斎藤さんは、邦画全盛期に映画音楽を数多く手掛けた作曲家。1947年に東京音楽学校(現東京芸大)を卒業、まもなく映画監督の故小津安二郎さんと出会い、53年封切りの「東京物語」から遺作「秋刀魚の味」まで、小津7作品の音楽を担当した。邦画に陰りが見え始めた72年、航空自衛隊音楽隊の隊長に就任。76年から10年間、警視庁音楽隊隊長として活躍した。
「欧州公演」への参加は偶然だった。警視庁音楽隊は今回の海外遠征で、メーンコンサート以外に、日本の子供たちのために演奏会を企画。パリ日本人学校から校歌の楽譜を取り寄せたところ、作曲者の欄に斎藤さんの名前があった。
「あの曲はどんなメロディーだっただろう」。斎藤さんは、自費での同行を決意。15年前に脳腫瘍を患い、体が十分に動かない斎藤さんを、妻の園子さん(67)が支え、夫婦でフランスまでやって来た。

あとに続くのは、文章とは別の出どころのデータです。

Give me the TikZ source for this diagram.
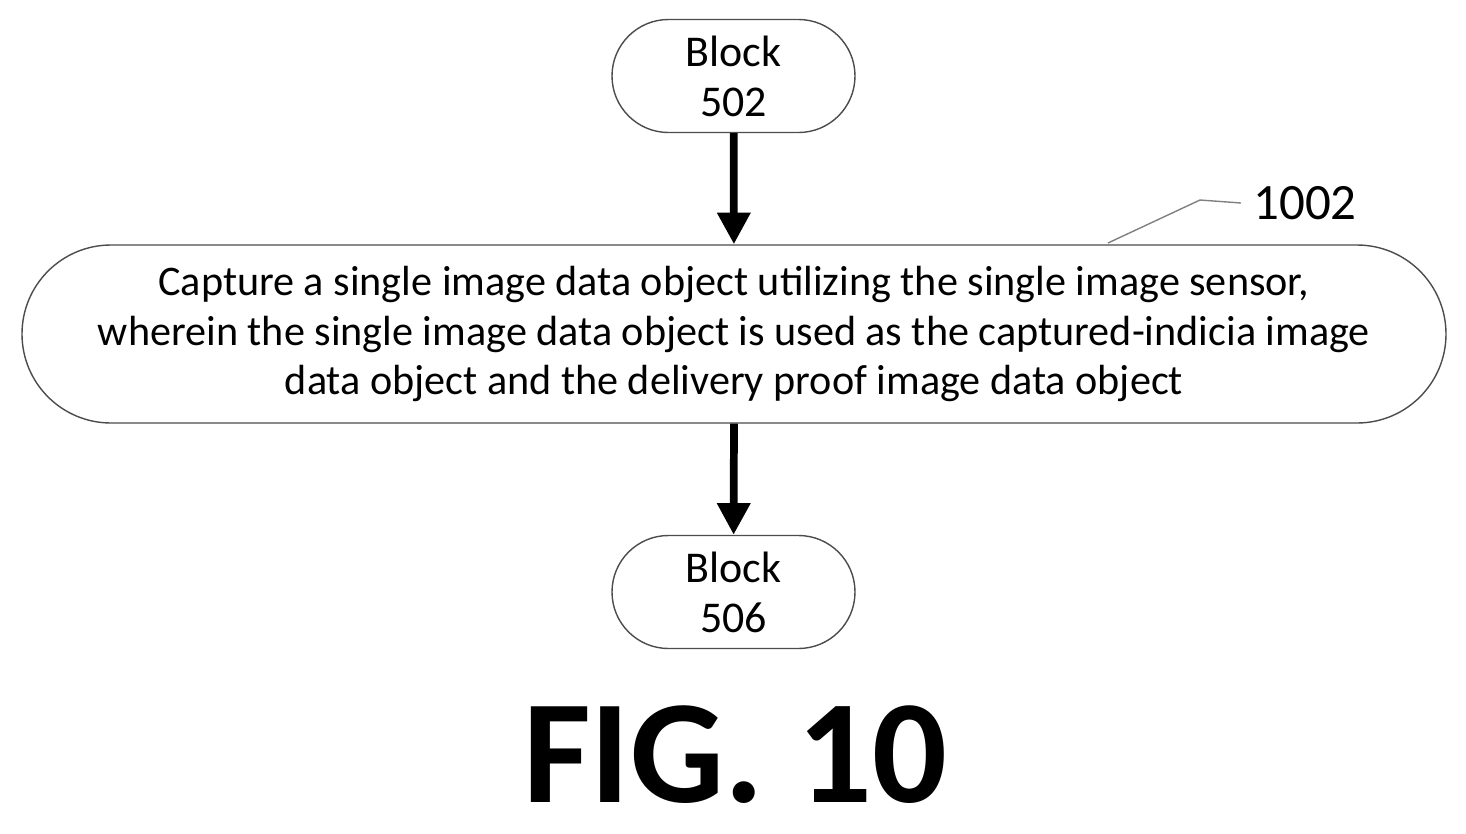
\documentclass[tikz,border=0pt]{standalone}
\usepackage{fontspec}
\setmainfont{Carlito}
\usetikzlibrary{shapes.misc,arrows.meta,positioning}
\tikzset{->, % directed connectors
>={Triangle[length=9pt,width=9pt]}, % solid arrow heads
}
\tikzset{
term/.style={rounded rectangle, draw=black!70, thin, inner sep=0pt, minimum width=2.43cm, minimum height=1.13cm, align=center, font=\fontsize{12.5}{14.2}\selectfont},
process/.style={rounded rectangle, draw=black!70, thin, inner sep=0pt, minimum width=14.24cm, minimum height=1.78cm, align=center, font=\fontsize{12}{14.2}\selectfont},
}

\begin{document}
\begin{tikzpicture}
\useasboundingbox (0,0) rectangle (14.66,8.33);
\node[term] (502) at (7.335,7.57) {Block\\502};
\node[process] (1002) at (7.34,4.99) {Capture a single image data object utilizing the single image sensor,\\wherein the single image data object is used as the captured-indicia image\\data object and the delivery proof image data object};
\node[term] (506) at (7.335,2.41) {Block\\506};
\node[font=\fontsize{14.5}{16}\selectfont] (lbl) at (13.05,6.30) {1002};
\node[font=\bfseries\fontsize{42}{46}\selectfont] (fig) at (7.35,0.78) {FIG. 10};
\coordinate (bend) at (12.0,6.33);
\draw[line width=2.2pt] (502) -- (1002);
\draw[line width=2.2pt] (1002) -- (506);
\draw[-, gray, thin] (11.08,5.90) -- (bend) -- (lbl.west);
\end{tikzpicture}
\end{document}
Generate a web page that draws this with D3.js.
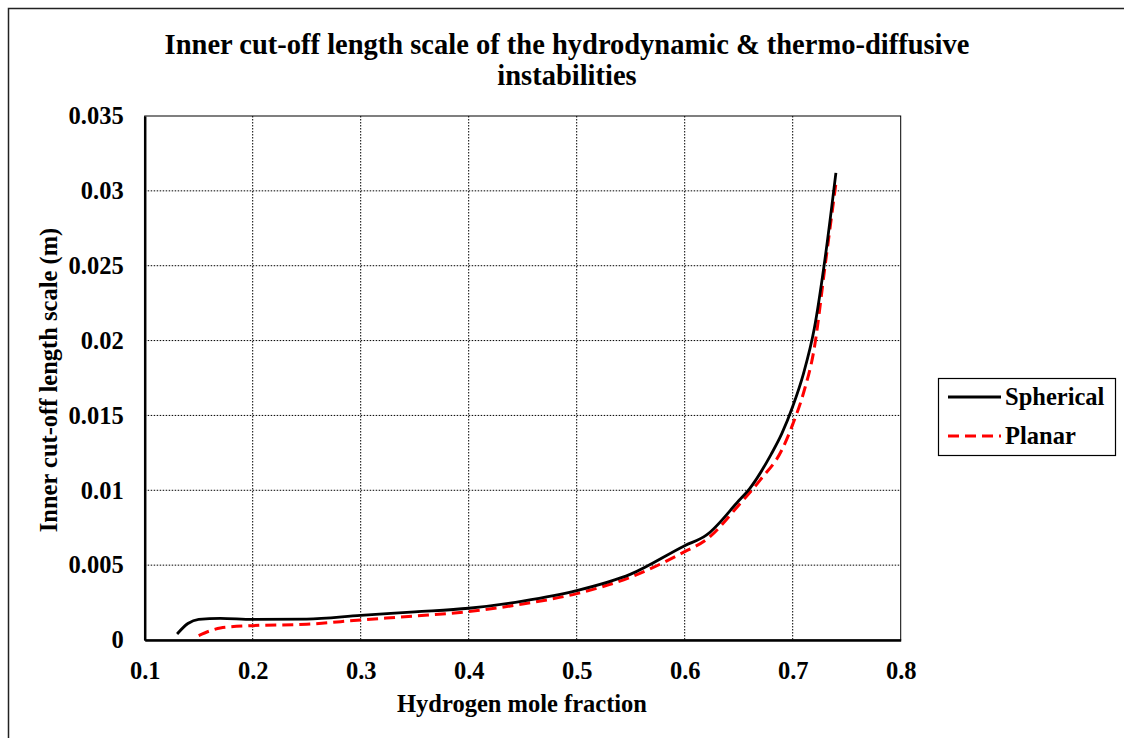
<!DOCTYPE html>
<html>
<head>
<meta charset="utf-8">
<script src="https://cdn.jsdelivr.net/npm/d3@7"></script>
<style>
  html, body { margin: 0; padding: 0; background: #fff; }
  svg { display: block; }
  text { font-family: "Liberation Serif", "Times New Roman", serif; font-weight: bold; fill: #000; }
</style>
</head>
<body>
<svg id="chart" width="1124" height="738"></svg>
<script>
// Hydrogen mole fraction (x) and inner cut-off length scale in metres (y)
const sphericalX = [0.13, 0.14, 0.15, 0.17, 0.20, 0.25, 0.30, 0.35, 0.40, 0.45, 0.50, 0.55, 0.60, 0.62, 0.65, 0.66, 0.68, 0.69, 0.70, 0.71, 0.72, 0.73, 0.74];
const sphericalY = [0.0004, 0.0011, 0.00138, 0.00145, 0.00138, 0.0014, 0.00165, 0.00188, 0.00212, 0.0026, 0.0033, 0.0044, 0.0063, 0.0070, 0.0093, 0.0101, 0.0124, 0.0138, 0.0156, 0.0178, 0.0208, 0.0255, 0.0312];

const planarX = [0.15, 0.16, 0.17, 0.20, 0.25, 0.30, 0.35, 0.40, 0.45, 0.50, 0.55, 0.60, 0.62, 0.65, 0.67, 0.69, 0.70, 0.71, 0.72, 0.73, 0.74];
const planarY = [0.0003, 0.0006, 0.0008, 0.00096, 0.00105, 0.00134, 0.0016, 0.0019, 0.0024, 0.0031, 0.0042, 0.0059, 0.0067, 0.0090, 0.0107, 0.0127, 0.0144, 0.0165, 0.0195, 0.0250, 0.0305];

const xTicks = [0.1, 0.2, 0.3, 0.4, 0.5, 0.6, 0.7, 0.8];
const yTicks = [0, 0.005, 0.01, 0.015, 0.02, 0.025, 0.03, 0.035];
const yTickLabels = ["0", "0.005", "0.01", "0.015", "0.02", "0.025", "0.03", "0.035"];

const seriesNames = ["Spherical", "Planar"];
const titleLines = ["Inner cut-off length scale of the hydrodynamic & thermo-diffusive", "instabilities"];
const xTitle = "Hydrogen mole fraction";
const yTitle = "Inner cut-off length scale (m)";

const svg = d3.select("#chart");

// outer chart frame
svg.append("rect")
  .attr("x", 8.5).attr("y", 8.5).attr("width", 1130).attr("height", 740)
  .attr("fill", "none").attr("stroke", "#222").attr("stroke-width", 1.5);

const plot = { left: 144.7, right: 900.7, top: 116, bottom: 640 };

const x = d3.scaleLinear().domain([0.1, 0.8]).range([plot.left, plot.right]);
const y = d3.scaleLinear().domain([0, 0.035]).range([plot.bottom, plot.top]);

// dotted grid
const grid = svg.append("g");
grid.selectAll("line.vx").data(xTicks.slice(1, -1)).join("line")
  .attr("x1", d => x(d)).attr("x2", d => x(d))
  .attr("y1", plot.top).attr("y2", plot.bottom)
  .attr("stroke", "#000").attr("stroke-width", 1).attr("stroke-dasharray", "1.5,1.5");
grid.selectAll("line.hy").data(yTicks.slice(1, -1)).join("line")
  .attr("y1", d => y(d)).attr("y2", d => y(d))
  .attr("x1", plot.left).attr("x2", plot.right)
  .attr("stroke", "#000").attr("stroke-width", 1).attr("stroke-dasharray", "1.5,1.5");

// plot area border
svg.append("rect")
  .attr("x", plot.left).attr("y", plot.top)
  .attr("width", plot.right - plot.left).attr("height", plot.bottom - plot.top)
  .attr("fill", "none").attr("stroke", "#000").attr("stroke-width", 1);

// axes
const xAxis = d3.axisBottom(x).tickValues(xTicks).tickSize(0)
  .tickFormat(d3.format(".1f"));
const gx = svg.append("g").attr("transform", `translate(0,${plot.bottom})`).call(xAxis);
gx.select(".domain").attr("stroke", "#000").attr("stroke-width", 2.5);
gx.selectAll("text").style("font-size", "24.5px").attr("y", 39).attr("dy", 0);

const yAxis = d3.axisLeft(y).tickValues(yTicks).tickSize(0).tickPadding(21)
  .tickFormat((d, i) => yTickLabels[i]);
const gy = svg.append("g").attr("transform", `translate(${plot.left},0)`).call(yAxis);
gy.select(".domain").attr("stroke", "#000").attr("stroke-width", 2.5);
gy.selectAll("text").style("font-size", "24.5px");

// series lines
const line = d3.line().x(d => x(d[0])).y(d => y(d[1])).curve(d3.curveMonotoneX);
const sphericalData = sphericalX.map((v, i) => [v, sphericalY[i]]);
const planarData = planarX.map((v, i) => [v, planarY[i]]);

svg.append("path").datum(planarData).attr("d", line)
  .attr("fill", "none").attr("stroke", "#ff0000").attr("stroke-width", 3)
  .attr("stroke-dasharray", "11,6");
svg.append("path").datum(sphericalData).attr("d", line)
  .attr("fill", "none").attr("stroke", "#000").attr("stroke-width", 2.8);

// titles
svg.append("text").attr("x", 567).attr("y", 54).attr("text-anchor", "middle")
  .style("font-size", "28.5px")
  .selectAll("tspan").data(titleLines).join("tspan")
  .attr("x", 567).attr("dy", (d, i) => i === 0 ? 0 : 31).text(d => d);

svg.append("text").attr("x", 522).attr("y", 712).attr("text-anchor", "middle")
  .style("font-size", "24.5px").text(xTitle);

svg.append("text").attr("transform", "translate(57,380) rotate(-90)")
  .attr("text-anchor", "middle").style("font-size", "24.5px").text(yTitle);

// legend
const legend = svg.append("g");
legend.append("rect").attr("x", 938.5).attr("y", 378.5).attr("width", 177).attr("height", 77)
  .attr("fill", "#fff").attr("stroke", "#000").attr("stroke-width", 1.2);
const legendRows = [
  { name: seriesNames[0], color: "#000", dash: null, cy: 397 },
  { name: seriesNames[1], color: "#ff0000", dash: "11,6", cy: 436 }
];
legendRows.forEach(r => {
  legend.append("line").attr("x1", 948).attr("x2", 1001).attr("y1", r.cy).attr("y2", r.cy)
    .attr("stroke", r.color).attr("stroke-width", 3)
    .attr("stroke-dasharray", r.dash);
  legend.append("text").attr("x", 1005).attr("y", r.cy + 8).style("font-size", "24.5px").text(r.name);
});
</script>
</body>
</html>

コンサートは約1時間行われ、小中学生約250人が楽しんだ。
5年生の横田知美さん(11)が「日本人学校の卒業生はみんな世界各地に散ってしまいますが、斎藤さんの校歌が、みんなをしっかりと結びつけていてくれます」と感謝の言葉を述べた。花束を受け取った斎藤さんは、感激で涙ぐみながら、笑顔をみせた。
警視庁音楽隊は、27日にパリ警視庁とコンサートを開き、28日にパリ市内をパレード、30日にはマドリードでスペイン国家警察音楽隊と共演する予定。